Glauben Sie bloß nicht, dass Ihnen die Bürger so einfach auf den Leim gehen.

Ich will Ihnen einmal schildern, was meine Vorstellung von einer Verkehrsfinanzierung wäre. Da braucht man bloß auf das Nachbarland Schweiz zu schauen. Wissen Sie, was die Schweiz gemacht hat? Sie hat einen ganz einfachen Weg beschritten. Sie hat erst einmal Projekte formuliert und gesagt: Liebe Bevölkerung – da kommt noch die direkte Demokratie dazu; das ist eine Besonderheit – –

(Abg. Walter Bündnis 90/Die Grünen: Die wollen Sie doch gar nicht! – Abg. Kretschmann Bünd- nis 90/Die Grünen: Die verhindert ihr doch!)
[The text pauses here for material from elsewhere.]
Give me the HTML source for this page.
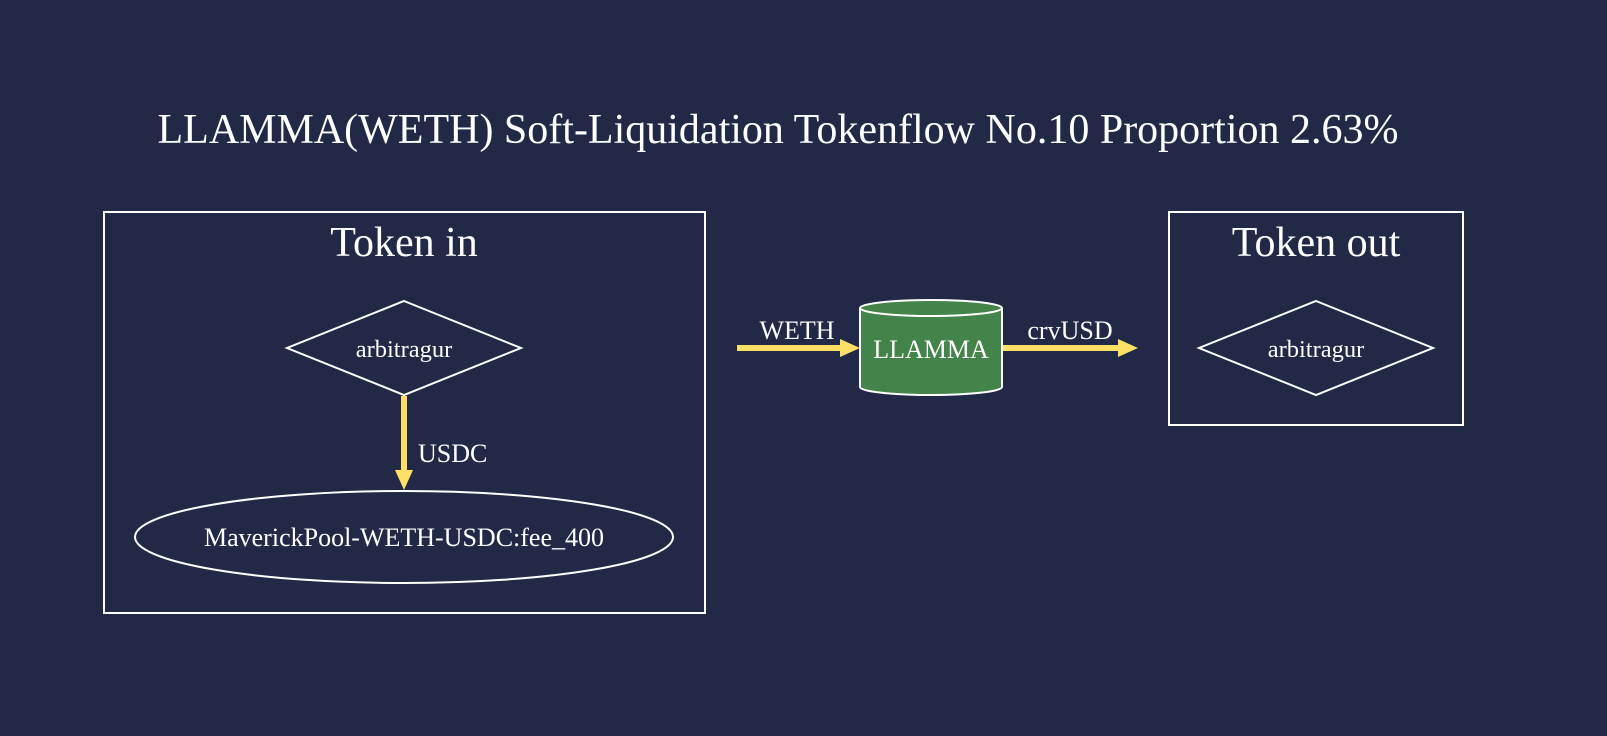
<!DOCTYPE html>
<html><head><meta charset="utf-8"><style>
html,body{margin:0;padding:0;background:#212946;}
svg{display:block;}
text{font-family:"Liberation Serif",serif;fill:#fff;}
</style></head><body>
<svg width="1607" height="736" viewBox="0 0 1607 736" xmlns="http://www.w3.org/2000/svg">
<rect width="1607" height="736" fill="#212946"/>
<text x="778" y="143" font-size="42" text-anchor="middle">LLAMMA(WETH) Soft-Liquidation Tokenflow No.10 Proportion 2.63%</text>
<rect x="104" y="212" width="601" height="401" fill="none" stroke="#fff" stroke-width="2"/>
<text x="404" y="256" font-size="42" text-anchor="middle">Token in</text>
<polygon points="404,301 521,348 404,395 287,348" fill="none" stroke="#fff" stroke-width="2"/>
<text x="404" y="357" font-size="24.5" text-anchor="middle">arbitragur</text>
<line x1="404" y1="396" x2="404" y2="472" stroke="#ffe066" stroke-width="6"/>
<polygon points="395,470 413,470 404,490" fill="#ffe066"/>
<text x="418" y="462" font-size="26">USDC</text>
<ellipse cx="404" cy="537" rx="269" ry="46" fill="none" stroke="#fff" stroke-width="2"/>
<text x="404" y="546" font-size="26" text-anchor="middle">MaverickPool-WETH-USDC:fee_400</text>
<line x1="737" y1="348" x2="842" y2="348" stroke="#ffe066" stroke-width="6"/>
<polygon points="840,339 860,348 840,357" fill="#ffe066"/>
<text x="797" y="339" font-size="26" text-anchor="middle">WETH</text>
<path d="M860,308 L860,387 A71,8 0 0 0 1002,387 L1002,308" fill="#43844a" stroke="#fff" stroke-width="2"/>
<ellipse cx="931" cy="308" rx="71" ry="8" fill="#43844a" stroke="#fff" stroke-width="2"/>
<text x="931" y="358" font-size="26" text-anchor="middle">LLAMMA</text>
<line x1="1003" y1="348" x2="1120" y2="348" stroke="#ffe066" stroke-width="6"/>
<polygon points="1118,339 1138,348 1118,357" fill="#ffe066"/>
<text x="1070" y="339" font-size="26" text-anchor="middle">crvUSD</text>
<rect x="1169" y="212" width="294" height="213" fill="none" stroke="#fff" stroke-width="2"/>
<text x="1316" y="256" font-size="42" text-anchor="middle">Token out</text>
<polygon points="1316,301 1433,348 1316,395 1199,348" fill="none" stroke="#fff" stroke-width="2"/>
<text x="1316" y="357" font-size="24.5" text-anchor="middle">arbitragur</text>
</svg>
</body></html>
Ganz ruhig, Herr Kretschmann, es ist alles okay. – Ich schildere nur eine bestimmte Reihenfolge, nämlich dass man in der Schweiz von den Projekten kommt und anschließend das Geld dafür sucht. Hier findet etwas anderes statt: Erst streicht man das Geld und anschließend die Projekte.

(Abg. Brinkmann SPD: Sie machen den ersten Spatenstich und suchen dann das Geld! – Abg. Drexler SPD: Sie machen den ersten Spatenstich und haben kein Geld!)